Ya matrimoniaron por instigación de Agamenón, a su vez casado con Clitenestra, hermana de Helena; quien pretendía con esta doblemente fraternal boda el dominio absoluto del Peloponeso. Con este objetivo propuso a su suegro, Tindáreo, rey de Esparta, para marido de su segunda hija a su hermano Menelao, quien como príncipe de Micenas era muy superior en riquezas a cualquier otro partido. Amoscado y hesitante Tindáreo fue convencido al fin por Ulises, que andaba en aquel cortejo disimulando sus intenciones sobre Penélope, sobrina de la casa, con que solo un juramento sagrado, sobre la sangre de un caballo despedazado, comprometería a todos los arriscados pretendientes a acatar la voluntad de Helena y, en consecuencia, su elección no provocaría un feroz enfrentamiento posterior. Y sobre el hemático charco juraron todos: Diomedes, Ayax, Teucro, Filoctetes, Idomeneo, Patroclo… Hasta el propio Ulises. Ahora bien, si Helena escogió para esposo a Menelao o fue su padre —o su supuesto padre, porque ya saben que su madre, la casi tan bella Leda, fue seducida por Zeus metamorfoseado en cisne— nunca quedó claro; solo que la guirnalda designativa cayó sobre la cabeza del átrida. En fin, que todo sugiere que el ardiente aliento de Afrodita se ausentó de aquella peligrosa ceremonia, como esta misma y caprichosa diosa fue desairadamente omitida en un solemne sacrificio que ofreció Tindáreo a los olímpicos cuando Heracles lo repuso en el trono de Esparta.
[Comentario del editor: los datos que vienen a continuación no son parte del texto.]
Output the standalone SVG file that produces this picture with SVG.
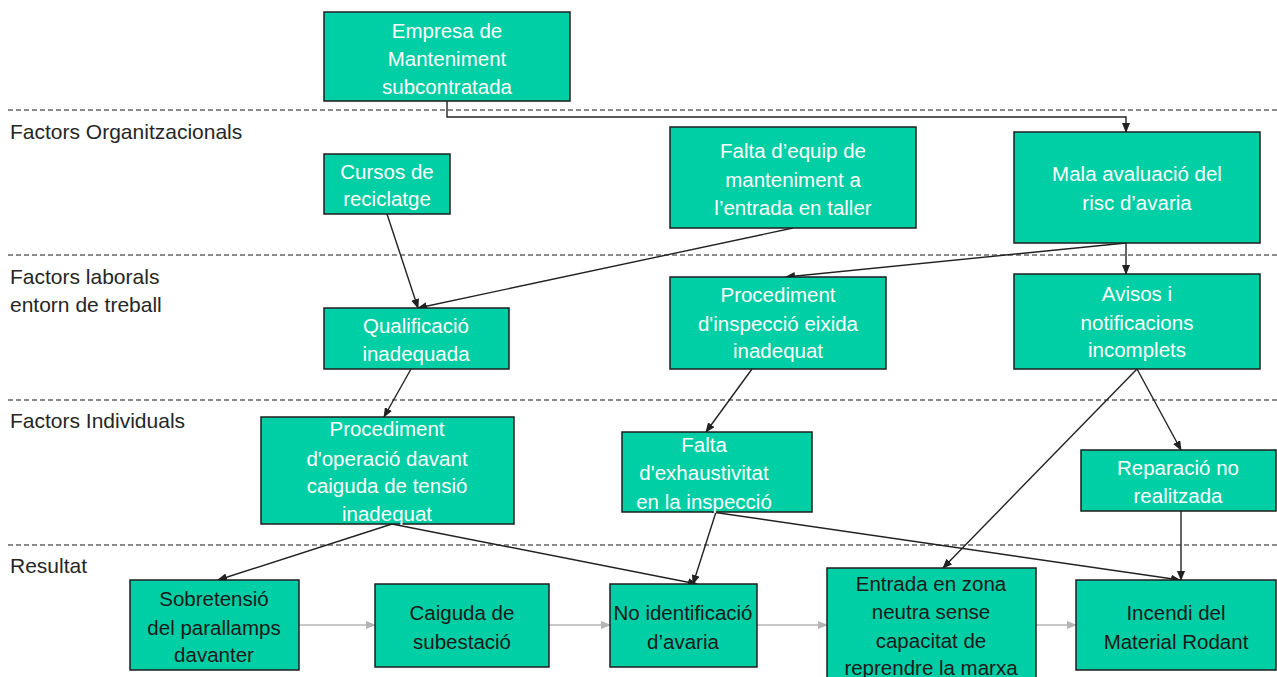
<svg xmlns="http://www.w3.org/2000/svg" width="1277" height="677" viewBox="0 0 1277 677">
  <style>
    .lane { stroke: #8c8c8c; stroke-width: 2; stroke-dasharray: 5 3; fill: none; }
    .lbl { font-family: "Liberation Sans", Arial, sans-serif; font-size: 21px; fill: #262626; }
    .box { fill: #00cea4; stroke: #1e1e1e; stroke-width: 1.5; }
    .t { font-family: "Liberation Sans", Arial, sans-serif; font-size: 20.5px; fill: #ffffff; text-anchor: middle; dominant-baseline: central; }
    .td { fill: #1a1a1a; }
    .c { stroke: #222222; stroke-width: 1.4; fill: none; marker-end: url(#ah); }
    .g { stroke: #b4b4b4; stroke-width: 1.4; fill: none; marker-end: url(#ag); }
  </style>
  <defs>
    <marker id="ah" markerUnits="userSpaceOnUse" markerWidth="10" markerHeight="8" refX="9" refY="4" orient="auto">
      <path d="M0,0 L10,4 L0,8 Z" fill="#222222"/>
    </marker>
    <marker id="ag" markerUnits="userSpaceOnUse" markerWidth="10" markerHeight="8" refX="9" refY="4" orient="auto">
      <path d="M0,0 L10,4 L0,8 Z" fill="#b4b4b4"/>
    </marker>
  </defs>

  <!-- swimlane separators and headings -->
  <g id="lanes">
    <line class="lane" x1="8" y1="110" x2="1277" y2="110"/>
    <line class="lane" x1="8" y1="255" x2="1277" y2="255"/>
    <line class="lane" x1="8" y1="400" x2="1277" y2="400"/>
    <line class="lane" x1="8" y1="545" x2="1277" y2="545"/>
    <text class="lbl" x="10" y="139">Factors Organitzacionals</text>
    <text class="lbl" x="10" y="284">Factors laborals</text>
    <text class="lbl" x="10" y="312">entorn de treball</text>
    <text class="lbl" x="10" y="428">Factors Individuals</text>
    <text class="lbl" x="10" y="573">Resultat</text>
  </g>

  <!-- connectors -->
  <g id="connectors">
    <polyline class="c" points="447,101 447,117 1126,117 1126,132"/>
    <line class="c" x1="387" y1="214" x2="418" y2="308"/>
    <line class="c" x1="793" y1="228" x2="418" y2="308"/>
    <line class="c" x1="1126" y1="243" x2="786" y2="277"/>
    <line class="c" x1="1126" y1="243" x2="1126" y2="274"/>
    <line class="c" x1="411" y1="369" x2="384" y2="417"/>
    <line class="c" x1="752" y1="369" x2="706" y2="432"/>
    <line class="c" x1="1137" y1="369" x2="1181" y2="450"/>
    <line class="c" x1="1137" y1="369" x2="943" y2="568"/>
    <line class="c" x1="392" y1="524" x2="218" y2="580"/>
    <line class="c" x1="392" y1="524" x2="697" y2="584"/>
    <line class="c" x1="716" y1="512" x2="693" y2="584"/>
    <line class="c" x1="712" y1="512" x2="1180" y2="580"/>
    <line class="c" x1="1181" y1="511" x2="1181" y2="580"/>
    <line class="g" x1="299" y1="625" x2="375" y2="625"/>
    <line class="g" x1="549" y1="625" x2="610" y2="625"/>
    <line class="g" x1="757" y1="625" x2="827" y2="625"/>
    <line class="g" x1="1036" y1="625" x2="1076" y2="625"/>
  </g>

  <g id="empresa">
    <rect class="box" x="324" y="12" width="246" height="89"/>
    <text class="t" x="447" y="30">Empresa de</text>
    <text class="t" x="447" y="58">Manteniment</text>
    <text class="t" x="447" y="86">subcontratada</text>
  </g>
  <g id="cursos">
    <rect class="box" x="324" y="154" width="126" height="60"/>
    <text class="t" x="387" y="171">Cursos de</text>
    <text class="t" x="387" y="198">reciclatge</text>
  </g>
  <g id="falta-equip">
    <rect class="box" x="670" y="127" width="246" height="101"/>
    <text class="t" x="793" y="150">Falta d’equip de</text>
    <text class="t" x="793" y="179">manteniment a</text>
    <text class="t" x="793" y="207">l’entrada en taller</text>
  </g>
  <g id="mala-avaluacio">
    <rect class="box" x="1014" y="132" width="246" height="111"/>
    <text class="t" x="1137" y="173">Mala avaluació del</text>
    <text class="t" x="1137" y="202">risc d’avaria</text>
  </g>
  <g id="qualificacio">
    <rect class="box" x="324" y="308" width="185" height="61"/>
    <text class="t" x="416" y="325">Qualificació</text>
    <text class="t" x="416" y="353">inadequada</text>
  </g>
  <g id="proc-inspeccio">
    <rect class="box" x="670" y="277" width="216" height="92"/>
    <text class="t" x="778" y="294">Procediment</text>
    <text class="t" x="778" y="323">d'inspecció eixida</text>
    <text class="t" x="778" y="350">inadequat</text>
  </g>
  <g id="avisos">
    <rect class="box" x="1014" y="274" width="246" height="95"/>
    <text class="t" x="1137" y="293">Avisos i</text>
    <text class="t" x="1137" y="322">notificacions</text>
    <text class="t" x="1137" y="349">incomplets</text>
  </g>
  <g id="proc-operacio">
    <rect class="box" x="261" y="417" width="253" height="107"/>
    <text class="t" x="387" y="428">Procediment</text>
    <text class="t" x="387" y="458">d'operació davant</text>
    <text class="t" x="387" y="485">caiguda de tensió</text>
    <text class="t" x="387" y="513">inadequat</text>
  </g>
  <g id="falta-exhaustivitat">
    <rect class="box" x="622" y="432" width="190" height="80"/>
    <text class="t" x="704" y="444">Falta</text>
    <text class="t" x="704" y="472">d'exhaustivitat</text>
    <text class="t" x="704" y="501">en la inspecció</text>
  </g>
  <g id="reparacio">
    <rect class="box" x="1081" y="450" width="195" height="61"/>
    <text class="t" x="1178" y="467">Reparació no</text>
    <text class="t" x="1178" y="495">realitzada</text>
  </g>
  <g id="sobretensio">
    <rect class="box" x="130" y="580" width="169" height="90"/>
    <text class="t td" x="214" y="598">Sobretensió</text>
    <text class="t td" x="214" y="627">del parallamps</text>
    <text class="t td" x="214" y="654">davanter</text>
  </g>
  <g id="caiguda">
    <rect class="box" x="375" y="584" width="174" height="83"/>
    <text class="t td" x="462" y="612">Caiguda de</text>
    <text class="t td" x="462" y="641">subestació</text>
  </g>
  <g id="no-identificacio">
    <rect class="box" x="610" y="584" width="147" height="83"/>
    <text class="t td" x="683" y="612">No identificació</text>
    <text class="t td" x="683" y="641">d’avaria</text>
  </g>
  <g id="entrada">
    <rect class="box" x="827" y="568" width="209" height="115"/>
    <text class="t td" x="931" y="583">Entrada en zona</text>
    <text class="t td" x="931" y="611">neutra sense</text>
    <text class="t td" x="931" y="640">capacitat de</text>
    <text class="t td" x="931" y="667">reprendre la marxa</text>
  </g>
  <g id="incendi">
    <rect class="box" x="1076" y="580" width="200" height="90"/>
    <text class="t td" x="1176" y="612">Incendi del</text>
    <text class="t td" x="1176" y="641">Material Rodant</text>
  </g>
</svg>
Semejante humillación se la cobraría la dispensadora del amor con la desventura erótica de sus hijas; las tres, Clitenestra, Helena y Timandra, fueron desgraciadas en sus matrimonios; buscaron consuelo en el adulterio, pero sus infidelidades no atrajeron sino enormes quebrantos a sus sagas y a sus dominios. ¿Y qué papel juega Menelao en todo ello?
Ya afirmé que primero su hermano Agamenón y luego el incontenible Aquiles le robaron cualquier protagonismo en aquella ocasión que cantaron durante siglos los poetas; incluso intuyo, dilucidando el adulterio de Helena, que Menelao queda reducido a un nombre circunstancial en la venganza de Afrodita. En efecto, al obrar la saña de la diosa, toda la figura de este hombre, destellantemente rubio, se torna lúgubre y se desvanece por los ecos de otros hechos terribles y ciertos: la aplastante invasión de los dorios sobre el mundo micénico y sobre los últimos restos de la población pelasga. Reparemos en que Afrodita se ofende por su omisión durante un sacrificio que ofrendó Tindáreo tras su reposición en el trono por Heracles —el gran patrón de los dorios—. Es decir: la afrenta es sobre una manifestación —la erótica y generatriz: Afrodita o Astarté— de la gran diosa femenina y agraria que reinaba antes de la implantación por los pueblos septentrionales y pastoriles —o sea, los dorios— del gran dios patriarcal. Al punto que sus sacerdotisas —en este relato, las tres hijas de Tindáreo— perviven tan a disgusto que traicionan a este nuevo dios a través de sus maridos, aunque ya no pudiesen restituir sus arcaicos cultos estacionales; de ahí, sus desdichados finales.
Y visto así, atisbo, tras la triste sombra de Menelao, un lamento de reconcomidas hechiceras.